*Exercise inputs*
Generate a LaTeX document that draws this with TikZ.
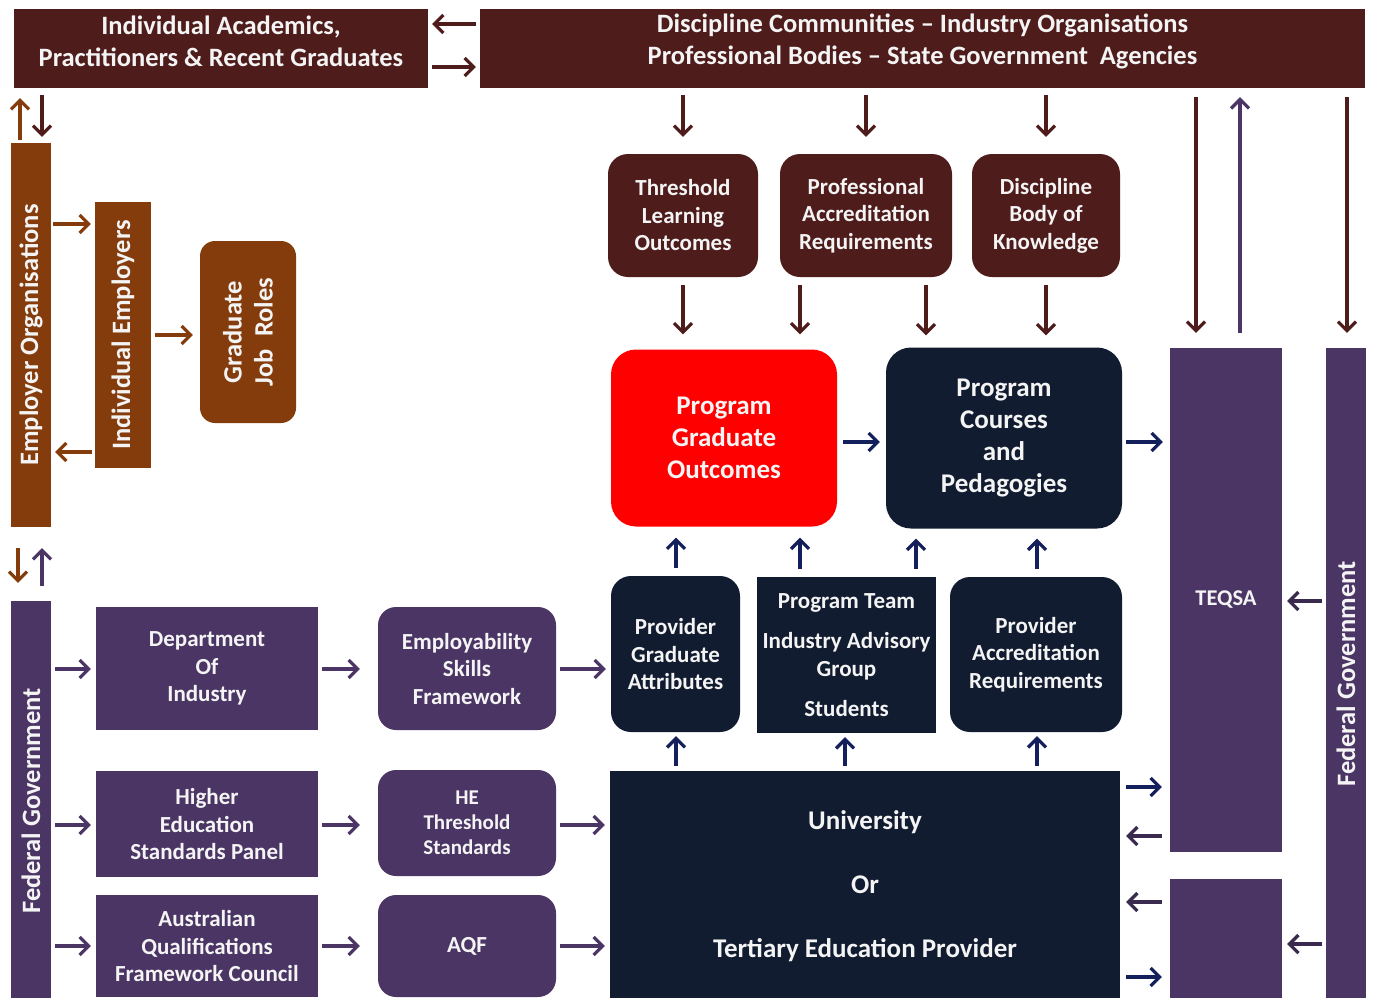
\documentclass[tikz,border=0pt]{standalone}
\usepackage{fontspec}
\setmainfont{Carlito}
\usetikzlibrary{arrows.meta}
\definecolor{cMaroon}{HTML}{4F1C1C}
\definecolor{cOrange}{HTML}{843C0C}
\definecolor{cPurple}{HTML}{4B3565}
\definecolor{cNavy}{HTML}{111C30}
\definecolor{cRed}{HTML}{FF0000}
\definecolor{cArrNavy}{HTML}{13205B}
\definecolor{cArrDP}{HTML}{3A2B4E}
\definecolor{cText}{HTML}{F4F4F4}
\begin{document}
\begin{tikzpicture}[x=1pt,y=-1pt,
  box/.style={rectangle, draw=none, inner sep=0pt, text=cText, align=center,
    font=\bfseries\fontsize{23}{27.5}\selectfont},
  rbox/.style={box, rounded corners=18pt},
  ftop/.style={font=\bfseries\fontsize{26.5}{32}\selectfont, text=cText, align=center, inner sep=0pt},
  fbig/.style={font=\bfseries\fontsize{27}{32}\selectfont},
  frot/.style={font=\bfseries\fontsize{26.5}{31}\selectfont, text=cText, align=center, inner sep=0pt},
  arr/.style={line width=3.2pt, -{Straight Barb[length=9pt,width=18pt]}},
  g/.style 2 args={shorten <=#1pt, shorten >=#2pt},
]
\clip (0,0) rectangle (1375,997);
\fill[white] (0,0) rectangle (1375,997);

% top boxes
\node[box, fill=cMaroon, minimum width=414, minimum height=79,
  label={[ftop, yshift=7.5pt]center:Individual Academics,\\Practitioners \& Recent Graduates}] (acad) at (221,48.5) {};
\node[box, fill=cMaroon, minimum width=885, minimum height=79,
  label={[ftop, yshift=7.5pt]center:Discipline Communities -- Industry Organisations\\Professional Bodies -- State Government\ \ Agencies}] (disc) at (922.5,48.5) {};

% employer column
\node[box, fill=cOrange, minimum width=40, minimum height=384,
  label={[frot,rotate=90]center:Employer Organisations}] (emporg) at (31,335) {};
\node[box, fill=cOrange, minimum width=56, minimum height=266,
  label={[frot,rotate=90]center:Individual Employers}] (indemp) at (123,335) {};
\node[box, fill=cOrange, rounded corners=15pt, minimum width=96, minimum height=182,
  label={[frot,rotate=90]center:Graduate\\Job\ \ Roles}] (gjr) at (248,332) {};

% federal government left
\node[box, fill=cPurple, minimum width=40, minimum height=400,
  label={[frot,rotate=90]center:Federal Government}] (fedL) at (31,801) {};
\node[box, fill=cPurple, minimum width=222, minimum height=123] (doi) at (207,668.5) {Department\\Of\\Industry};
\node[box, fill=cPurple, minimum width=222, minimum height=106] (hesp) at (207,824) {Higher\\Education\\Standards Panel};
\node[box, fill=cPurple, minimum width=222, minimum height=102] (aqfc) at (207,946) {Australian\\Qualifications\\Framework Council};
\node[rbox, fill=cPurple, minimum width=178, minimum height=123] (esf) at (467,668.5) {Employability\\Skills\\Framework};
\node[rbox, fill=cPurple, minimum width=178, minimum height=106,
  font=\bfseries\fontsize{21}{25}\selectfont] (hets) at (467,823) {HE\\Threshold\\Standards};
\node[rbox, fill=cPurple, minimum width=178, minimum height=102] (aqf) at (467,946) {AQF};

% threshold row
\node[rbox, fill=cMaroon, rounded corners=20pt, minimum width=150, minimum height=123] (tlo) at (683,215.5) {Threshold\\Learning\\Outcomes};
\node[rbox, fill=cMaroon, rounded corners=20pt, minimum width=172, minimum height=123] (par) at (866,215.5) {Professional\\Accreditation\\Requirements};
\node[rbox, fill=cMaroon, rounded corners=20pt, minimum width=148, minimum height=123] (dbk) at (1046,215.5) {Discipline\\Body of\\Knowledge};

% program boxes
\node[rbox, fbig, fill=cRed, rounded corners=25pt, minimum width=226, minimum height=177] (pgo) at (724,438) {Program\\Graduate\\Outcomes};
\node[rbox, fbig, fill=cNavy, rounded corners=25pt, minimum width=236, minimum height=181] (pcp) at (1004,438) {Program\\Courses\\and\\Pedagogies};

% provider row
\node[rbox, fill=cNavy, rounded corners=20pt, minimum width=129, minimum height=156] (pga) at (675.5,654) {Provider\\Graduate\\Attributes};
\node[box, fill=cNavy, minimum width=179, minimum height=156] (pt) at (846.5,655) {Program Team\\[13pt]Industry Advisory\\Group\\[13pt]Students};
\node[rbox, fill=cNavy, rounded corners=20pt, minimum width=172, minimum height=155] (par2) at (1036,654.5) {Provider\\Accreditation\\Requirements};

% university
\node[box, fill=cNavy, minimum width=510, minimum height=230,
  font=\bfseries\fontsize{27}{64}\selectfont] (uni) at (865,886) {University\\Or\\Tertiary Education Provider};

% TEQSA and federal government right
\node[box, fill=cPurple, minimum width=112, minimum height=504,
  font=\bfseries\fontsize{22.5}{24}\selectfont] (teqsa) at (1226,600) {TEQSA};
\node[box, fill=cPurple, minimum width=112, minimum height=121] (teqsa2) at (1226,939.5) {};
\node[box, fill=cPurple, minimum width=40, minimum height=652,
  label={[frot,rotate=90]center:Federal Government}] (fedR) at (1346,674) {};

% ---- arrows ----
\draw[arr, cMaroon, g={4}{4}] (disc.west |- 0,24) -- (acad.east |- 0,24);
\draw[arr, cMaroon, g={4}{4}] (acad.east |- 0,67) -- (disc.west |- 0,67);

\draw[arr, cOrange, g={3}{10}] (emporg.north -| 20,0) -- (acad.south -| 20,0);
\draw[arr, cMaroon, g={7}{6}] (acad.south -| 42,0) -- (emporg.north -| 42,0);

\draw[arr, cOrange, g={2}{4}] (emporg.east |- 0,224) -- (indemp.west |- 0,224);
\draw[arr, cOrange, g={3}{4}] (indemp.west |- 0,452) -- (emporg.east |- 0,452);
\draw[arr, cOrange, g={4}{7}] (indemp.east |- 0,335) -- (gjr.west |- 0,335);

\draw[arr, cOrange, g={21}{18}] (emporg.south -| 18,0) -- (fedL.north -| 18,0);
\draw[arr, cPurple, g={15}{21}] (fedL.north -| 42,0) -- (emporg.south -| 42,0);

\foreach \yy/\a/\b/\c in {669/doi/esf/pga, 825/hesp/hets/uni, 946/aqfc/aqf/uni}{
  \draw[arr, cPurple, g={4}{5}] (fedL.east |- 0,\yy) -- (\a.west |- 0,\yy);
  \draw[arr, cPurple, g={4}{18}] (\a.east |- 0,\yy) -- (\b.west |- 0,\yy);
  \draw[arr, cPurple, g={4}{5}] (\b.east |- 0,\yy) -- (\c.west |- 0,\yy);
}

\draw[arr, cMaroon, g={7}{17}] (disc.south -| 683,0) -- (tlo.north -| 683,0);
\draw[arr, cMaroon, g={7}{17}] (disc.south -| 866,0) -- (par.north -| 866,0);
\draw[arr, cMaroon, g={7}{17}] (disc.south -| 1046,0) -- (dbk.north -| 1046,0);

\draw[arr, cMaroon, g={8}{15}] (tlo.south -| 683,0) -- (pgo.north -| 683,0);
\draw[arr, cMaroon, g={8}{15}] (par.south -| 800,0) -- (pgo.north -| 800,0);
\draw[arr, cMaroon, g={8}{12}] (par.south -| 926,0) -- (pcp.north -| 926,0);
\draw[arr, cMaroon, g={8}{12}] (dbk.south -| 1046,0) -- (pcp.north -| 1046,0);

\draw[arr, cArrNavy, g={6}{6}] (pgo.east |- 0,442) -- (pcp.west |- 0,442);
\draw[arr, cArrNavy, g={4}{7}] (pcp.east |- 0,442) -- (teqsa.west |- 0,442);

\draw[arr, cArrNavy, g={8}{11}] (pga.north -| 676,0) -- (pgo.south -| 676,0);
\draw[arr, cArrNavy, g={8}{11}] (pt.north -| 800,0) -- (pgo.south -| 800,0);
\draw[arr, cArrNavy, g={8}{10}] (pt.north -| 916,0) -- (pcp.south -| 916,0);
\draw[arr, cArrNavy, g={8}{10}] (par2.north -| 1037,0) -- (pcp.south -| 1037,0);

\draw[arr, cArrNavy, g={5}{4}] (uni.north -| 676,0) -- (pga.south -| 676,0);
\draw[arr, cArrNavy, g={5}{4}] (uni.north -| 845,0) -- (pt.south -| 845,0);
\draw[arr, cArrNavy, g={5}{4}] (uni.north -| 1037,0) -- (par2.south -| 1037,0);

\draw[arr, cArrNavy, g={6}{8}] (uni.east |- 0,787) -- (teqsa.west |- 0,787);
\draw[arr, cArrDP, g={8}{6}] (teqsa.west |- 0,836) -- (uni.east |- 0,836);
\draw[arr, cArrDP, g={8}{6}] (teqsa2.west |- 0,902) -- (uni.east |- 0,902);
\draw[arr, cArrNavy, g={6}{8}] (uni.east |- 0,977) -- (teqsa2.west |- 0,977);

\draw[arr, cArrDP, g={4}{5}] (fedR.west |- 0,601) -- (teqsa.east |- 0,601);
\draw[arr, cArrDP, g={4}{5}] (fedR.west |- 0,944) -- (teqsa2.east |- 0,944);

\draw[arr, cMaroon, g={9}{15}] (disc.south -| 1196,0) -- (teqsa.north -| 1196,0);
\draw[arr, cPurple, g={15}{9}] (teqsa.north -| 1240,0) -- (disc.south -| 1240,0);
\draw[arr, cMaroon, g={9}{15}] (disc.south -| 1347,0) -- (fedR.north -| 1347,0);
\end{tikzpicture}
\end{document}
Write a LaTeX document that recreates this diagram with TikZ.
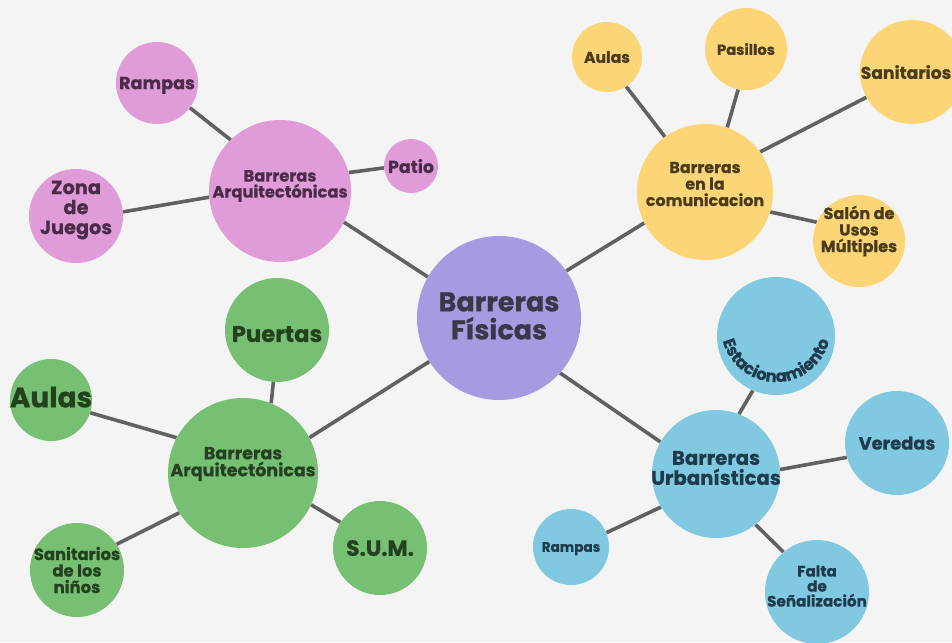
\documentclass[tikz,border=0pt]{standalone}
\usepackage{fontspec}
\setmainfont{Poppins}[BoldFeatures={FakeBold=0.6}]
\usetikzlibrary{decorations.text}
\definecolor{bg}{HTML}{F4F4F4}
\definecolor{cpur}{HTML}{A59BE1}
\definecolor{cpink}{HTML}{DF9CD8}
\definecolor{cyel}{HTML}{FCD676}
\definecolor{cgrn}{HTML}{77BF72}
\definecolor{cblu}{HTML}{80C9E1}
\definecolor{tpur}{HTML}{3B3748}
\definecolor{tpink}{HTML}{4B2C48}
\definecolor{tyel}{HTML}{4A3B1E}
\definecolor{tgrn}{HTML}{24401F}
\definecolor{tblu}{HTML}{1E3A4C}
\definecolor{lne}{HTML}{616161}
\pgfdeclarelayer{back}
\pgfsetlayers{back,main}
\newcommand{\fs}[2]{\fontsize{#1}{#2}\selectfont\bfseries}
\tikzset{
  bub/.style={circle, inner sep=0pt, minimum size=#1},
  lbl/.style={inner sep=0pt, align=center},
  conn/.style={draw=lne, line width=3.6pt},
}
\begin{document}
\begin{tikzpicture}[x=1pt, y=-1pt]
\useasboundingbox (0,0) rectangle (952,642);
\clip (0,0) rectangle (952,642);
\begin{pgfonlayer}{back}
\fill[bg] (0,0) rectangle (952,642);
\end{pgfonlayer}
% circles
\node[bub=164pt, fill=cpur] (cen) at (499,318) {};
\node[bub=142pt, fill=cpink] (ph) at (280,191) {};
\node[bub=82pt, fill=cpink] (pr) at (157,83) {};
\node[bub=94pt, fill=cpink] (pz) at (76,216) {};
\node[bub=54pt, fill=cpink] (pp) at (411,166) {};
\node[bub=136pt, fill=cyel] (yh) at (705,192) {};
\node[bub=70pt, fill=cyel] (ya) at (607,57) {};
\node[bub=82pt, fill=cyel] (yp) at (746,49) {};
\node[bub=104pt, fill=cyel] (ys) at (912,72) {};
\node[bub=92pt, fill=cyel] (yu) at (859,241) {};
\node[bub=128pt, fill=cblu] (bh) at (716,474) {};
\node[bub=118pt, fill=cblu] (be) at (776,336) {};
\node[bub=104pt, fill=cblu] (bv) at (897,443) {};
\node[bub=76pt, fill=cblu] (br) at (571,547) {};
\node[bub=104pt, fill=cblu] (bf) at (817,592) {};
\node[bub=150pt, fill=cgrn] (gh) at (243,473) {};
\node[bub=104pt, fill=cgrn] (gp) at (277,330) {};
\node[bub=82pt, fill=cgrn] (ga) at (51,400) {};
\node[bub=94pt, fill=cgrn] (gs) at (77,570) {};
\node[bub=94pt, fill=cgrn] (gu) at (380,548) {};
% connectors
\begin{pgfonlayer}{back}
\draw[conn] (ph.334) -- (cen.150.6);
\draw[conn] (pr.323) -- (ph.134);
\draw[conn] (pz.5) -- (ph.185);
\draw[conn] (pp.184) -- (ph.15);
\draw[conn] (cen.35) -- (yh.207);
\draw[conn] (ya.303) -- (yh.126);
\draw[conn] (yp.259) -- (yh.71);
\draw[conn] (ys.209) -- (yh.36);
\draw[conn] (yu.156) -- (yh.343);
\draw[conn] (cen.318.5) -- (bh.150);
\draw[conn] (be.247) -- (bh.69);
\draw[conn] (bv.196) -- (bh.4);
\draw[conn] (br.22) -- (bh.211);
\draw[conn] (bf.130) -- (bh.308);
\draw[conn] (cen.212.5) -- (gh.28);
\draw[conn] (gp.266) -- (gh.68);
\draw[conn] (ga.342) -- (gh.152);
\draw[conn] (gs.33) -- (gh.212);
\draw[conn] (gu.147) -- (gh.335);
\end{pgfonlayer}
% texts
\node[lbl, text=tpur, font=\fs{27}{28}] (tcen) at ([yshift=2pt]cen.center) {Barreras\\Físicas};
\node[lbl, text=tpink, font=\fs{16.3}{16}] (tph) at ([yshift=5pt]ph.center) {Barreras\\Arquitectónicas};
\node[lbl, text=tpink, font=\fs{17.6}{18}, text depth=0pt] (tpr) at (pr.center) {Rampas};
\node[lbl, text=tpink, font=\fs{19.3}{20}] (tpz) at ([yshift=6pt]pz.center) {Zona\\de\\Juegos};
\node[lbl, text=tpink, font=\fs{17.4}{18}, text depth=0pt] (tpp) at (pp.center) {Patio};
\node[lbl, text=tyel, font=\fs{15.9}{16.5}] (tyh) at ([yshift=8pt]yh.center) {Barreras\\en la\\comunicacion};
\node[lbl, text=tyel, font=\fs{15.6}{16}, text depth=0pt] (tya) at (ya.center) {Aulas};
\node[lbl, text=tyel, font=\fs{14.7}{16}, text depth=0pt] (typ) at (yp.center) {Pasillos};
\node[lbl, text=tyel, font=\fs{17.2}{18}, text depth=0pt] (tys) at ([xshift=-6pt]ys.center) {Sanitarios};
\node[lbl, text=tyel, font=\fs{16.1}{16.5}] (tyu) at ([yshift=10pt]yu.center) {Salón de\\Usos\\Múltiples};
\node[lbl, text=tblu, font=\fs{19.7}{20}] (tbh) at ([yshift=6pt]bh.center) {Barreras\\Urbanísticas};
\node[lbl, text=tblu, font=\fs{17.8}{18}, text depth=0pt] (tbv) at (bv.center) {Veredas};
\node[lbl, text=tblu, font=\fs{13.6}{14}, text depth=0pt] (tbr) at (br.center) {Rampas};
\node[lbl, text=tblu, font=\fs{15.2}{15}] (tbf) at ([yshift=6pt]bf.center) {Falta\\de\\Señalización};
\node[lbl, text=tgrn, font=\fs{17.5}{17}] (tgh) at ([yshift=9pt]gh.center) {Barreras\\Arquitectónicas};
\node[lbl, text=tgrn, font=\fs{22.7}{23}, text depth=0pt] (tgp) at ([yshift=-4pt]gp.center) {Puertas};
\node[lbl, text=tgrn, font=\fs{28}{28}, text depth=0pt] (tga) at ([yshift=3pt]ga.center) {Aulas};
\node[lbl, text=tgrn, font=\fs{16.4}{16.5}] (tgs) at (gs.center) {Sanitarios\\de los\\niños};
\node[lbl, text=tgrn, font=\fs{22}{22}, text depth=0pt] (tgu) at (gu.center) {S.U.M.};
% curved label
\path[decorate, decoration={text along path, text align=center, text color=tblu,
  text={|\fs{16.5}{17}|Estacionamiento}}]
  ([yshift=9pt]be.center) ++(190:55pt) arc[start angle=190, end angle=350, radius=55pt];
\end{tikzpicture}
\end{document}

*Stated goal*
Without the pictures, write out the lines from the beginning of the entries through the line with "Communities -- Industry".

*Task answer*
Generate a LaTeX document that draws this with TikZ.
\documentclass[tikz,border=0pt]{standalone}
\usepackage{fontspec}
\setmainfont{Carlito}
\usetikzlibrary{arrows.meta}
\definecolor{cMaroon}{HTML}{4F1C1C}
\definecolor{cOrange}{HTML}{843C0C}
\definecolor{cPurple}{HTML}{4B3565}
\definecolor{cNavy}{HTML}{111C30}
\definecolor{cRed}{HTML}{FF0000}
\definecolor{cArrNavy}{HTML}{13205B}
\definecolor{cArrDP}{HTML}{3A2B4E}
\definecolor{cText}{HTML}{F4F4F4}
\begin{document}
\begin{tikzpicture}[x=1pt,y=-1pt,
  box/.style={rectangle, draw=none, inner sep=0pt, text=cText, align=center,
    font=\bfseries\fontsize{23}{27.5}\selectfont},
  rbox/.style={box, rounded corners=18pt},
  ftop/.style={font=\bfseries\fontsize{26.5}{32}\selectfont, text=cText, align=center, inner sep=0pt},
  fbig/.style={font=\bfseries\fontsize{27}{32}\selectfont},
  frot/.style={font=\bfseries\fontsize{26.5}{31}\selectfont, text=cText, align=center, inner sep=0pt},
  arr/.style={line width=3.2pt, -{Straight Barb[length=9pt,width=18pt]}},
  g/.style 2 args={shorten <=#1pt, shorten >=#2pt},
]
\clip (0,0) rectangle (1375,997);
\fill[white] (0,0) rectangle (1375,997);

% top boxes
\node[box, fill=cMaroon, minimum width=414, minimum height=79,
  label={[ftop, yshift=7.5pt]center:Individual Academics,\\Practitioners \& Recent Graduates}] (acad) at (221,48.5) {};
\node[box, fill=cMaroon, minimum width=885, minimum height=79,
  label={[ftop, yshift=7.5pt]center:Discipline Communities -- Industry Organisations\\Professional Bodies -- State Government\ \ Agencies}] (disc) at (922.5,48.5) {};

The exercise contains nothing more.